Having the jump point be right on top of said secret base would be monumentally unwise, since it would mean if either location is compromised then they'd both be compromised. An eventuality made all the more likely if all that clandestine activity happening in one place. After all, not all ships using the rally point would necessarily be bound for Crait.
 
And yet again we have people missing the point of Holdo's actions.

Both she and Leia liked Poe and felt he had the ability to be a key leader within the Resistence; however, they both also recognized that he had some hot-shot tendencies that needed to be tempered, tendencies that were on full display during the evacuation of D'Qar, and devised what they believed to be a strategy that could temper those tendencies and serve as a non-combat crucible for forging him into the leader they knew he could be.

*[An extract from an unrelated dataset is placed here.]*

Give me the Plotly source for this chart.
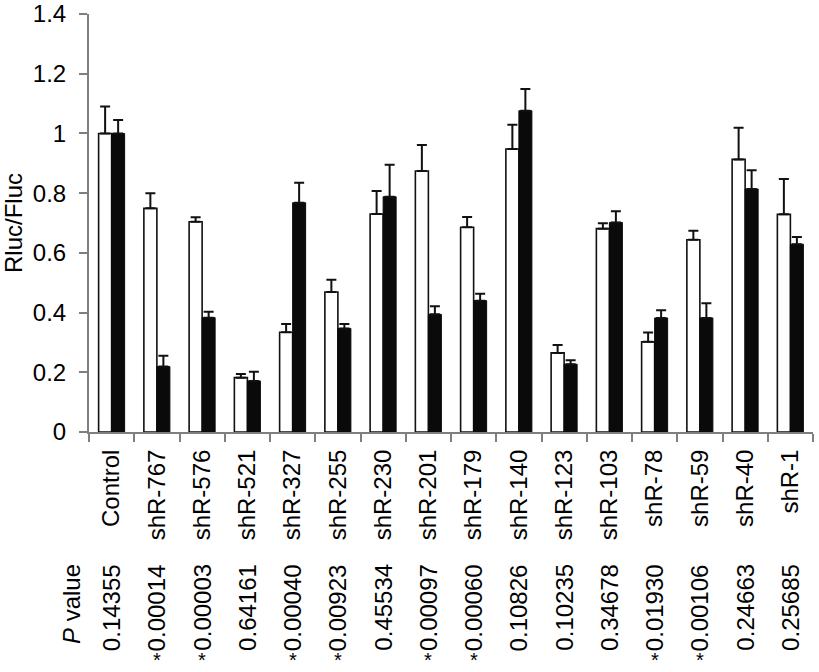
import plotly.graph_objects as go

categories = ["Control", "shR-767", "shR-576", "shR-521", "shR-327", "shR-255", "shR-230", "shR-201",
              "shR-179", "shR-140", "shR-123", "shR-103", "shR-78", "shR-59", "shR-40", "shR-1"]
white_vals = [1.00, 0.749, 0.704, 0.182, 0.334, 0.469, 0.730, 0.874, 0.686, 0.948, 0.265, 0.681, 0.302, 0.644, 0.913, 0.729]
white_err = [0.090, 0.051, 0.015, 0.012, 0.028, 0.041, 0.077, 0.087, 0.034, 0.081, 0.026, 0.018, 0.031, 0.030, 0.106, 0.118]
black_vals = [1.00, 0.219, 0.383, 0.171, 0.768, 0.347, 0.788, 0.394, 0.440, 1.076, 0.227, 0.702, 0.382, 0.382, 0.814, 0.629]
black_err = [0.045, 0.036, 0.020, 0.031, 0.067, 0.015, 0.107, 0.027, 0.023, 0.073, 0.013, 0.037, 0.026, 0.049, 0.063, 0.024]
p_values = ["0.14355", "0.00014", "0.00003", "0.64161", "0.00040", "0.00923", "0.45534", "0.00097",
            "0.00060", "0.10826", "0.10235", "0.34678", "0.01930", "0.00106", "0.24663", "0.25685"]

FONT = "Liberation Sans, Arial, sans-serif"
FS = 24
AXIS_COLOR = "#7f7f7f"

FIG_W, FIG_H = 819, 672

fig = go.Figure()
fig.add_trace(go.Bar(
    x=categories, y=white_vals, name="white",
    marker=dict(color="white", line=dict(color="#111111", width=1.6)),
    error_y=dict(type="data", array=white_err, symmetric=False, arrayminus=[0]*len(white_err),
                 color="#111111", thickness=2, width=5),
))
fig.add_trace(go.Bar(
    x=categories, y=black_vals, name="black",
    marker=dict(color="#0a0a0a", line=dict(color="#0a0a0a", width=1)),
    error_y=dict(type="data", array=black_err, symmetric=False, arrayminus=[0]*len(black_err),
                 color="#111111", thickness=2, width=5),
))

# plot area on screen: x 89..813, y 14..432
PLOT_LEFT, PLOT_RIGHT = 89, 813
PLOT_TOP, PLOT_BOTTOM = 14, 432
H = PLOT_BOTTOM - PLOT_TOP
W = PLOT_RIGHT - PLOT_LEFT

def ypaper(py):
    return (PLOT_BOTTOM - py) / H

annotations = []
for cat, p in zip(categories, p_values):
    annotations.append(dict(x=cat, xref="x", y=ypaper(562), yref="paper", text=p, textangle=-90,
                            showarrow=False, xanchor="center", yanchor="top",
                            font=dict(family=FONT, size=FS, color="black")))
    if float(p) < 0.05:
        annotations.append(dict(x=cat, xref="x", y=ypaper(672), yref="paper", text="*",
                                showarrow=False, xanchor="center", yanchor="bottom", borderpad=0,
                                font=dict(family=FONT, size=20, color="black")))
annotations.append(dict(x=(71 - PLOT_LEFT) / W, xref="paper", y=ypaper(562), yref="paper",
                        text="<i>P</i> value", textangle=-90, showarrow=False,
                        xanchor="center", yanchor="top",
                        font=dict(family=FONT, size=FS, color="black")))

fig.update_layout(
    width=FIG_W, height=FIG_H,
    margin=dict(l=PLOT_LEFT, r=FIG_W - PLOT_RIGHT, t=PLOT_TOP, b=FIG_H - PLOT_BOTTOM, autoexpand=False),
    paper_bgcolor="white", plot_bgcolor="white",
    barmode="group", bargap=0.425, bargroupgap=0,
    showlegend=False,
    font=dict(family=FONT, size=FS, color="black"),
    annotations=annotations,
    xaxis=dict(
        type="category", showgrid=False, showline=True, linecolor=AXIS_COLOR, linewidth=2,
        ticks="outside", tickson="boundaries", ticklen=8, tickcolor=AXIS_COLOR, tickwidth=2,
        tickangle=-90, ticklabelstandoff=6, tickfont=dict(family=FONT, size=FS, color="black"),
    ),
    yaxis=dict(
        range=[0, 1.4], dtick=0.2, tick0=0, showgrid=False, zeroline=False,
        showline=True, linecolor=AXIS_COLOR, linewidth=2,
        ticks="outside", ticklen=8, tickcolor=AXIS_COLOR, tickwidth=2,
        ticklabelstandoff=8, tickfont=dict(family=FONT, size=FS, color="black"),
        title=dict(text="Rluc/Fluc", standoff=6, font=dict(family=FONT, size=FS, color="black")),
    ),
)

fig.write_html("out.html", config={"displayModeBar": False},
               post_script="document.body.style.margin='0px'; document.body.style.overflow='hidden';")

What they didn't account for - and couldn't account for - was Poe provoking Hux into chasing them and Leia being taken out of commission.

People keep asking why Holdo didn't just tell Poe what was going on, and yet they keep missing the fact that the answer to that is conveyed in the film itself: he needed to learn some hard lessons about trust and leadership, lessons that he couldn't learn if he knew what his leaders were planning.

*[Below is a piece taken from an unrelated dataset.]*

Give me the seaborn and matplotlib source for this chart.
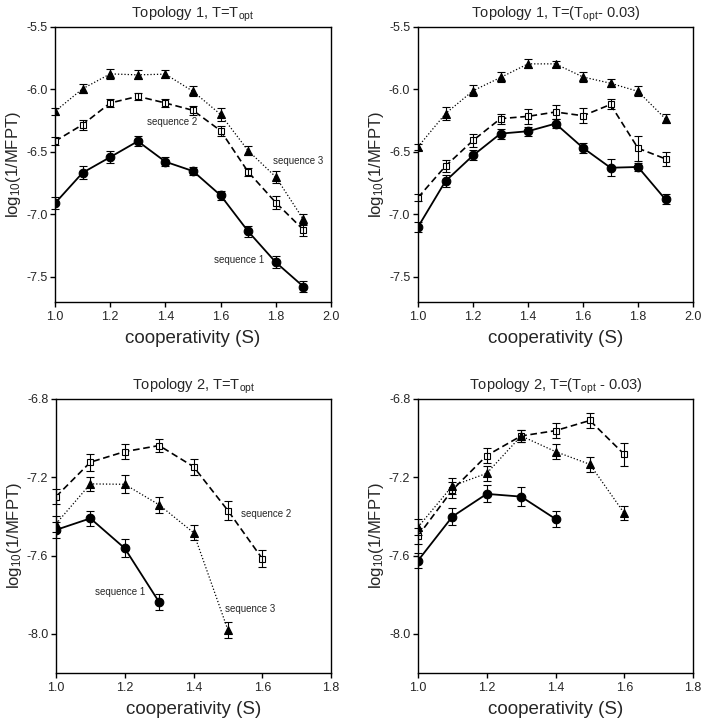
import matplotlib
matplotlib.use("Agg")
import matplotlib.pyplot as plt
import seaborn as sns

# cooperativity values
s_full = [1.0, 1.1, 1.2, 1.3, 1.4, 1.5, 1.6, 1.7, 1.8, 1.9]

# Topology 1, T = Topt
t1a_seq1 = [-6.91, -6.666, -6.541, -6.414, -6.578, -6.653, -6.847, -7.136, -7.383, -7.577]
t1a_seq1_err = [0.05, 0.05, 0.045, 0.042, 0.038, 0.035, 0.035, 0.044, 0.048, 0.046]
t1a_seq2 = [-6.414, -6.281, -6.108, -6.055, -6.108, -6.167, -6.33, -6.66, -6.905, -7.123]
t1a_seq2_err = [0.03, 0.04, 0.035, 0.03, 0.035, 0.035, 0.04, 0.035, 0.05, 0.046]
t1a_seq3 = [-6.175, -5.994, -5.875, -5.883, -5.877, -6.015, -6.2, -6.49, -6.7, -7.04]
t1a_seq3_err = [0.03, 0.035, 0.038, 0.035, 0.03, 0.04, 0.05, 0.037, 0.05, 0.046]

# Topology 1, T = Topt - 0.03
t1b_seq1 = [-7.1, -6.733, -6.528, -6.353, -6.334, -6.273, -6.467, -6.626, -6.62, -6.88]
t1b_seq1_err = [0.04, 0.05, 0.04, 0.04, 0.035, 0.035, 0.04, 0.07, 0.035, 0.04]
t1b_seq2 = [-6.865, -6.613, -6.408, -6.233, -6.215, -6.18, -6.21, -6.12, -6.47, -6.555]
t1b_seq2_err = [0.03, 0.045, 0.05, 0.04, 0.06, 0.057, 0.06, 0.04, 0.1, 0.055]
t1b_seq3 = [-6.459, -6.193, -6.01, -5.904, -5.795, -5.795, -5.9, -5.95, -6.015, -6.235]
t1b_seq3_err = [0.025, 0.05, 0.045, 0.04, 0.035, 0.025, 0.04, 0.03, 0.04, 0.035]

# Topology 2, T = Topt
t2a_s1 = [1.0, 1.1, 1.2, 1.3]
t2a_seq1 = [-7.469, -7.41, -7.563, -7.838]
t2a_seq1_err = [0.04, 0.04, 0.046, 0.04]
t2a_s2 = [1.0, 1.1, 1.2, 1.3, 1.4, 1.5, 1.6]
t2a_seq2 = [-7.299, -7.123, -7.069, -7.038, -7.146, -7.37, -7.616]
t2a_seq2_err = [0.04, 0.043, 0.04, 0.035, 0.04, 0.047, 0.042]
t2a_s3 = [1.0, 1.1, 1.2, 1.3, 1.4, 1.5]
t2a_seq3 = [-7.438, -7.234, -7.236, -7.341, -7.483, -7.98]
t2a_seq3_err = [0.04, 0.035, 0.047, 0.04, 0.037, 0.04]

# Topology 2, T = Topt - 0.03
t2b_s1 = [1.0, 1.1, 1.2, 1.3, 1.4]
t2b_seq1 = [-7.626, -7.401, -7.285, -7.299, -7.413]
t2b_seq1_err = [0.04, 0.043, 0.043, 0.047, 0.043]
t2b_s2 = [1.0, 1.1, 1.2, 1.3, 1.4, 1.5, 1.6]
t2b_seq2 = [-7.5, -7.265, -7.089, -6.989, -6.962, -6.91, -7.083]
t2b_seq2_err = [0.04, 0.04, 0.04, 0.03, 0.04, 0.04, 0.06]
t2b_s3 = [1.0, 1.1, 1.2, 1.3, 1.4, 1.5, 1.6]
t2b_seq3 = [-7.455, -7.244, -7.18, -6.989, -7.069, -7.134, -7.384]
t2b_seq3_err = [0.04, 0.04, 0.04, 0.03, 0.037, 0.037, 0.036]

titles = ["Topology 1, T=T$_{opt}$", "Topology 1, T=(T$_{opt}$- 0.03)",
          "Topology 2, T=T$_{opt}$", "Topology 2, T=(T$_{opt}$ - 0.03)"]

sns.set_style("ticks")
plt.rcParams["font.family"] = ["Liberation Sans", "DejaVu Sans"]
plt.rcParams["mathtext.default"] = "regular"
plt.rcParams["axes.unicode_minus"] = False
plt.rcParams["axes.linewidth"] = 1.0
plt.rcParams["xtick.major.size"] = 3.5
plt.rcParams["ytick.major.size"] = 3.5
plt.rcParams["xtick.major.pad"] = 3
plt.rcParams["ytick.major.pad"] = 2

# line style for each sequence: (linestyle, marker, size, face, width)
seq_styles = {
    1: ("-", "o", 6.2, "black", 1.3),
    2: ((0, (4, 2.2)), "s", 4.6, "white", 1.2),
    3: ((0, (1, 1.6)), "^", 5.2, "black", 0.9),
}


def draw_series(ax, x, y, err, seq):
    ls, mk, ms, fc, lw = seq_styles[seq]
    sns.lineplot(x=x, y=y, ax=ax, color="black", linestyle=ls, linewidth=lw,
                 marker=mk, markersize=ms, markerfacecolor=fc,
                 markeredgecolor="black", markeredgewidth=0.8, errorbar=None)
    ax.errorbar(x, y, yerr=err, fmt="none", ecolor="black", elinewidth=0.8,
                capsize=2.7, capthick=0.8, clip_on=False, zorder=4)


fig = plt.figure(figsize=(7.01, 7.20), dpi=100)
ax1 = fig.add_axes([0.0785, 0.5806, 0.3937, 0.3819])
ax2 = fig.add_axes([0.5963, 0.5806, 0.3923, 0.3819])
ax3 = fig.add_axes([0.0799, 0.0653, 0.3923, 0.3806])
ax4 = fig.add_axes([0.5963, 0.0653, 0.3923, 0.3806])

draw_series(ax1, s_full, t1a_seq1, t1a_seq1_err, 1)
draw_series(ax1, s_full, t1a_seq2, t1a_seq2_err, 2)
draw_series(ax1, s_full, t1a_seq3, t1a_seq3_err, 3)
ax1.text(1.424, -6.257, "sequence 2", ha="center", va="center", fontsize=7)
ax1.text(1.882, -6.573, "sequence 3", ha="center", va="center", fontsize=7)
ax1.text(1.668, -7.362, "sequence 1", ha="center", va="center", fontsize=7)

draw_series(ax2, s_full, t1b_seq1, t1b_seq1_err, 1)
draw_series(ax2, s_full, t1b_seq2, t1b_seq2_err, 2)
draw_series(ax2, s_full, t1b_seq3, t1b_seq3_err, 3)

draw_series(ax3, t2a_s1, t2a_seq1, t2a_seq1_err, 1)
draw_series(ax3, t2a_s2, t2a_seq2, t2a_seq2_err, 2)
draw_series(ax3, t2a_s3, t2a_seq3, t2a_seq3_err, 3)
ax3.text(1.61, -7.387, "sequence 2", ha="center", va="center", fontsize=7)
ax3.text(1.566, -7.873, "sequence 3", ha="center", va="center", fontsize=7)
ax3.text(1.186, -7.787, "sequence 1", ha="center", va="center", fontsize=7)

draw_series(ax4, t2b_s1, t2b_seq1, t2b_seq1_err, 1)
draw_series(ax4, t2b_s2, t2b_seq2, t2b_seq2_err, 2)
draw_series(ax4, t2b_s3, t2b_seq3, t2b_seq3_err, 3)

for i, ax in enumerate([ax1, ax2, ax3, ax4]):
    if i < 2:
        ax.set_xlim(1.0, 2.0)
        ax.set_ylim(-7.7, -5.5)
        ax.set_xticks([1.0, 1.2, 1.4, 1.6, 1.8, 2.0])
        ax.set_yticks([-7.5, -7.0, -6.5, -6.0, -5.5])
    else:
        ax.set_xlim(1.0, 1.8)
        ax.set_ylim(-8.2, -6.8)
        ax.set_xticks([1.0, 1.2, 1.4, 1.6, 1.8])
        ax.set_yticks([-8.0, -7.6, -7.2, -6.8])
    ax.xaxis.set_major_formatter(matplotlib.ticker.FormatStrFormatter("%.1f"))
    ax.yaxis.set_major_formatter(matplotlib.ticker.FormatStrFormatter("%.1f"))
    ax.tick_params(labelsize=9, width=1.0, color="black")
    for sp in ax.spines.values():
        sp.set_visible(True)
        sp.set_color("black")
    ax.set_title(titles[i], fontsize=10.5, pad=7)
    ax.set_xlabel("cooperativity (S)", fontsize=13.5, labelpad=5)
    ax.set_ylabel("log$_{10}$(1/MFPT)", fontsize=12, labelpad=2)

fig.savefig("out.png", dpi=100)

The "race to Crait" - or at least the parts of it that were under the Resistance's control - was a test in the same way that Luke's journey into the cave on Degobah was, and, like Luke, Poe failed it.
 
and made orbit with fuel to spare.
And then what? They'd be at an old unused base with presumably no way to refuel. Or if there were fuel stores at the base, why didn't they jump to it when all the shit started and refuel?

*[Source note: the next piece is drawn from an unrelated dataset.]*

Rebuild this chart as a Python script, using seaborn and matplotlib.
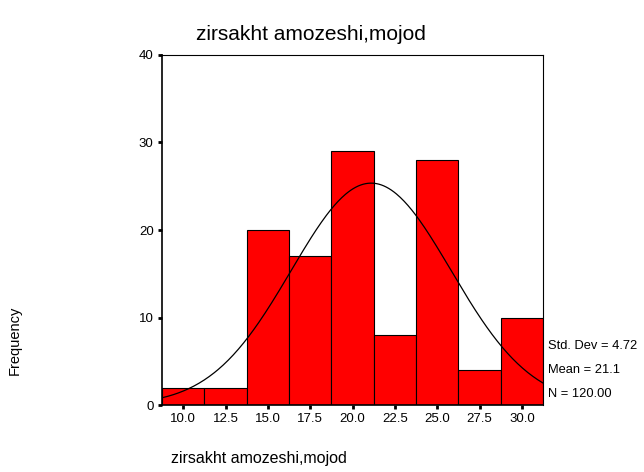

The only reason they ran out of fuel is because they were forced to spend those 18 hours with their foot on the accelerator the whole time.
That doesn't make much sense in space. But then, we also see ships run our of fuel and then suddenly fall back and start to list, which also doesn't make any sense. Such is sci-fi. ;)

Had things gone according to plan they would have probably spent a few days coasting to the planet nice and quiet like
It doesn't sound to me like that was their plan. Before the baddies suddenly and unexpectedly catch up, we get this dialogue. "We need to find a new base." "One with enough power to get a distress signal to our allies scattered in the Outer Rim."

Sounds to me like they jumped to wherever they felt like and then were just gonna figure something out. Until they got caught sitting and decided to head for the old Rebel base that was luckily extremely close by.